>> begin Raw data

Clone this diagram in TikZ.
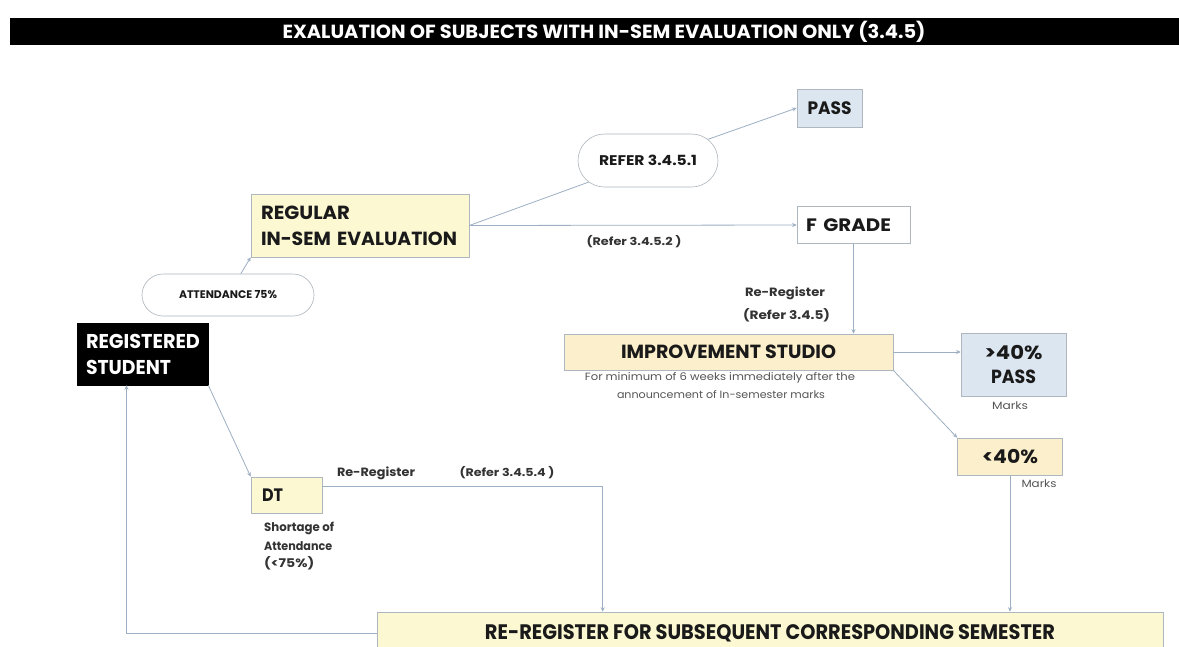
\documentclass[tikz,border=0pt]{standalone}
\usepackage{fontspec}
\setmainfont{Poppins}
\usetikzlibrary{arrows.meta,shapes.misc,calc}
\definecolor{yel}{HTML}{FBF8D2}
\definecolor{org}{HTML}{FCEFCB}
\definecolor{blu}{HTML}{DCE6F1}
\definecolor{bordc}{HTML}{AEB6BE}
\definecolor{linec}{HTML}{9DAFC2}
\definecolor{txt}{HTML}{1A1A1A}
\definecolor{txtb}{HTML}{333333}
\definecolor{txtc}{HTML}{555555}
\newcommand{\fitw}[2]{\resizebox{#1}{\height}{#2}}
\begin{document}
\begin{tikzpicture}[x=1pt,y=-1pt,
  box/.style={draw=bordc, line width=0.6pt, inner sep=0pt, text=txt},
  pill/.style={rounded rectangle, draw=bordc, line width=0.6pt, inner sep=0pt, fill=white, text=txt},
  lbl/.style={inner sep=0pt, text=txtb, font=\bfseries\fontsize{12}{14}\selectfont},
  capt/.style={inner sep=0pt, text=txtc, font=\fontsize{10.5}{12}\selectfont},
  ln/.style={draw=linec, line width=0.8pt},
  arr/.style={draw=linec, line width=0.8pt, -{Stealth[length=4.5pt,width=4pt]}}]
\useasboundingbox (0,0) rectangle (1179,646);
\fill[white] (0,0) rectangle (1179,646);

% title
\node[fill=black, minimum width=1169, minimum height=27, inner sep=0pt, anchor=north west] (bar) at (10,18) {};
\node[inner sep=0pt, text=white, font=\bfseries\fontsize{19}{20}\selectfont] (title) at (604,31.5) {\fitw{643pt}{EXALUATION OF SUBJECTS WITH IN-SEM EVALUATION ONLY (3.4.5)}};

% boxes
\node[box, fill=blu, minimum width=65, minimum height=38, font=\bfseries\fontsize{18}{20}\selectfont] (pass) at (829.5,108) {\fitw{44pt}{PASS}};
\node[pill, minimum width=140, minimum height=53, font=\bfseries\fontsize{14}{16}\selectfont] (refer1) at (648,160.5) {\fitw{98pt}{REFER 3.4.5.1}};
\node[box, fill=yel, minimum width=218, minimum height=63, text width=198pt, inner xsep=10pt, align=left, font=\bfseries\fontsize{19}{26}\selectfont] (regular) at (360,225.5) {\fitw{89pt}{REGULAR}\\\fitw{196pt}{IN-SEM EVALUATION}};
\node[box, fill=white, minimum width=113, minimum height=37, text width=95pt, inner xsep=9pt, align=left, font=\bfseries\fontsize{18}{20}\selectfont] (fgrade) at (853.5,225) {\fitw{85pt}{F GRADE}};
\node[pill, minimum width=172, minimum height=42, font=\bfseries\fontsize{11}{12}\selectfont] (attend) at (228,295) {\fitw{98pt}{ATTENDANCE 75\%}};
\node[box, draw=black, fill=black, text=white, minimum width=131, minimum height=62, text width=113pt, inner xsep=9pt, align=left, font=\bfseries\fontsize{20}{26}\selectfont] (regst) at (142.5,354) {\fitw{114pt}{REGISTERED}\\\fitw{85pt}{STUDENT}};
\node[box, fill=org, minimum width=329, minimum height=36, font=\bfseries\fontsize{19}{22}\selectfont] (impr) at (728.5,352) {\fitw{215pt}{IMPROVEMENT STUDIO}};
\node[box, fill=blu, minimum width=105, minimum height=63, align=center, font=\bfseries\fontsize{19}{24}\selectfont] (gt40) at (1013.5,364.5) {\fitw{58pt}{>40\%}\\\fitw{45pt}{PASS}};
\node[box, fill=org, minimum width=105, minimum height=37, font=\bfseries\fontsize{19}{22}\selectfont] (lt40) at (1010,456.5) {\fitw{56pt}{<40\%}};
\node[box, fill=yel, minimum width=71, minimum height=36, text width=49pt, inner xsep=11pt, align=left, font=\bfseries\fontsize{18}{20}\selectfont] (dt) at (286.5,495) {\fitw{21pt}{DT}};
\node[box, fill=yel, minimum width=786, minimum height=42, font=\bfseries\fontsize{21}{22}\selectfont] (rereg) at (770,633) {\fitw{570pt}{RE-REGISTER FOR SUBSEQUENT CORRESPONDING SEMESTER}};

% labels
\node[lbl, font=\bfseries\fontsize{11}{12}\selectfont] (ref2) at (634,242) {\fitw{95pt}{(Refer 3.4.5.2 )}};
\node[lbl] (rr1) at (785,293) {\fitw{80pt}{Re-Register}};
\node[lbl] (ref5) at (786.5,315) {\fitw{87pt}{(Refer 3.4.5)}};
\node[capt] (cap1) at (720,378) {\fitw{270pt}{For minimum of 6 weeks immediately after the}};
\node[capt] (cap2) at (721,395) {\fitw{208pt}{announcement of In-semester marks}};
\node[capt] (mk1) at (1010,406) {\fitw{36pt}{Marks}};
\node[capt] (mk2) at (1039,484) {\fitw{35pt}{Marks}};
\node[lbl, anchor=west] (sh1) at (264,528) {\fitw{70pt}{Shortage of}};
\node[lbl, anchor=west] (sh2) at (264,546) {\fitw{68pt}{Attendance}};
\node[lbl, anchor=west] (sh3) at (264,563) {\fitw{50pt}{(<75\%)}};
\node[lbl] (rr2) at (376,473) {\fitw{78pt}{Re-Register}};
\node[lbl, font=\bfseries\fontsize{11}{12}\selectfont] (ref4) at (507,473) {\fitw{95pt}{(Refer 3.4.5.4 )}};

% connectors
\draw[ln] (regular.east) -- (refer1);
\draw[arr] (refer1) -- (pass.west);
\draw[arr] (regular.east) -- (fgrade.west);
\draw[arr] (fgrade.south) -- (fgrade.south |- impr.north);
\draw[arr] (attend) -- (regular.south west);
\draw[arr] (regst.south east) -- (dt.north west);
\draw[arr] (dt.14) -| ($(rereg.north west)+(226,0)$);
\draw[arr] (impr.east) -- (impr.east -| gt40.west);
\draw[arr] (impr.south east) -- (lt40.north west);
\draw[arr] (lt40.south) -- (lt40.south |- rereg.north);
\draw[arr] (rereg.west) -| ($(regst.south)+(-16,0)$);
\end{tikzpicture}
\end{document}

>> end Raw data

__Exercise__:
Set down the complete material exactly, but do not include the images.

__Result__:
Clone this diagram in TikZ.
\documentclass[tikz,border=0pt]{standalone}
\usepackage{fontspec}
\setmainfont{Poppins}
\usetikzlibrary{arrows.meta,shapes.misc,calc}
\definecolor{yel}{HTML}{FBF8D2}
\definecolor{org}{HTML}{FCEFCB}
\definecolor{blu}{HTML}{DCE6F1}
\definecolor{bordc}{HTML}{AEB6BE}
\definecolor{linec}{HTML}{9DAFC2}
\definecolor{txt}{HTML}{1A1A1A}
\definecolor{txtb}{HTML}{333333}
\definecolor{txtc}{HTML}{555555}
\newcommand{\fitw}[2]{\resizebox{#1}{\height}{#2}}
\begin{document}
\begin{tikzpicture}[x=1pt,y=-1pt,
  box/.style={draw=bordc, line width=0.6pt, inner sep=0pt, text=txt},
  pill/.style={rounded rectangle, draw=bordc, line width=0.6pt, inner sep=0pt, fill=white, text=txt},
  lbl/.style={inner sep=0pt, text=txtb, font=\bfseries\fontsize{12}{14}\selectfont},
  capt/.style={inner sep=0pt, text=txtc, font=\fontsize{10.5}{12}\selectfont},
  ln/.style={draw=linec, line width=0.8pt},
  arr/.style={draw=linec, line width=0.8pt, -{Stealth[length=4.5pt,width=4pt]}}]
\useasboundingbox (0,0) rectangle (1179,646);
\fill[white] (0,0) rectangle (1179,646);

% title
\node[fill=black, minimum width=1169, minimum height=27, inner sep=0pt, anchor=north west] (bar) at (10,18) {};
\node[inner sep=0pt, text=white, font=\bfseries\fontsize{19}{20}\selectfont] (title) at (604,31.5) {\fitw{643pt}{EXALUATION OF SUBJECTS WITH IN-SEM EVALUATION ONLY (3.4.5)}};

% boxes
\node[box, fill=blu, minimum width=65, minimum height=38, font=\bfseries\fontsize{18}{20}\selectfont] (pass) at (829.5,108) {\fitw{44pt}{PASS}};
\node[pill, minimum width=140, minimum height=53, font=\bfseries\fontsize{14}{16}\selectfont] (refer1) at (648,160.5) {\fitw{98pt}{REFER 3.4.5.1}};
\node[box, fill=yel, minimum width=218, minimum height=63, text width=198pt, inner xsep=10pt, align=left, font=\bfseries\fontsize{19}{26}\selectfont] (regular) at (360,225.5) {\fitw{89pt}{REGULAR}\\\fitw{196pt}{IN-SEM EVALUATION}};
\node[box, fill=white, minimum width=113, minimum height=37, text width=95pt, inner xsep=9pt, align=left, font=\bfseries\fontsize{18}{20}\selectfont] (fgrade) at (853.5,225) {\fitw{85pt}{F GRADE}};
\node[pill, minimum width=172, minimum height=42, font=\bfseries\fontsize{11}{12}\selectfont] (attend) at (228,295) {\fitw{98pt}{ATTENDANCE 75\%}};
\node[box, draw=black, fill=black, text=white, minimum width=131, minimum height=62, text width=113pt, inner xsep=9pt, align=left, font=\bfseries\fontsize{20}{26}\selectfont] (regst) at (142.5,354) {\fitw{114pt}{REGISTERED}\\\fitw{85pt}{STUDENT}};
\node[box, fill=org, minimum width=329, minimum height=36, font=\bfseries\fontsize{19}{22}\selectfont] (impr) at (728.5,352) {\fitw{215pt}{IMPROVEMENT STUDIO}};
\node[box, fill=blu, minimum width=105, minimum height=63, align=center, font=\bfseries\fontsize{19}{24}\selectfont] (gt40) at (1013.5,364.5) {\fitw{58pt}{>40\%}\\\fitw{45pt}{PASS}};
\node[box, fill=org, minimum width=105, minimum height=37, font=\bfseries\fontsize{19}{22}\selectfont] (lt40) at (1010,456.5) {\fitw{56pt}{<40\%}};
\node[box, fill=yel, minimum width=71, minimum height=36, text width=49pt, inner xsep=11pt, align=left, font=\bfseries\fontsize{18}{20}\selectfont] (dt) at (286.5,495) {\fitw{21pt}{DT}};
\node[box, fill=yel, minimum width=786, minimum height=42, font=\bfseries\fontsize{21}{22}\selectfont] (rereg) at (770,633) {\fitw{570pt}{RE-REGISTER FOR SUBSEQUENT CORRESPONDING SEMESTER}};

% labels
\node[lbl, font=\bfseries\fontsize{11}{12}\selectfont] (ref2) at (634,242) {\fitw{95pt}{(Refer 3.4.5.2 )}};
\node[lbl] (rr1) at (785,293) {\fitw{80pt}{Re-Register}};
\node[lbl] (ref5) at (786.5,315) {\fitw{87pt}{(Refer 3.4.5)}};
\node[capt] (cap1) at (720,378) {\fitw{270pt}{For minimum of 6 weeks immediately after the}};
\node[capt] (cap2) at (721,395) {\fitw{208pt}{announcement of In-semester marks}};
\node[capt] (mk1) at (1010,406) {\fitw{36pt}{Marks}};
\node[capt] (mk2) at (1039,484) {\fitw{35pt}{Marks}};
\node[lbl, anchor=west] (sh1) at (264,528) {\fitw{70pt}{Shortage of}};
\node[lbl, anchor=west] (sh2) at (264,546) {\fitw{68pt}{Attendance}};
\node[lbl, anchor=west] (sh3) at (264,563) {\fitw{50pt}{(<75\%)}};
\node[lbl] (rr2) at (376,473) {\fitw{78pt}{Re-Register}};
\node[lbl, font=\bfseries\fontsize{11}{12}\selectfont] (ref4) at (507,473) {\fitw{95pt}{(Refer 3.4.5.4 )}};

% connectors
\draw[ln] (regular.east) -- (refer1);
\draw[arr] (refer1) -- (pass.west);
\draw[arr] (regular.east) -- (fgrade.west);
\draw[arr] (fgrade.south) -- (fgrade.south |- impr.north);
\draw[arr] (attend) -- (regular.south west);
\draw[arr] (regst.south east) -- (dt.north west);
\draw[arr] (dt.14) -| ($(rereg.north west)+(226,0)$);
\draw[arr] (impr.east) -- (impr.east -| gt40.west);
\draw[arr] (impr.south east) -- (lt40.north west);
\draw[arr] (lt40.south) -- (lt40.south |- rereg.north);
\draw[arr] (rereg.west) -| ($(regst.south)+(-16,0)$);
\end{tikzpicture}
\end{document}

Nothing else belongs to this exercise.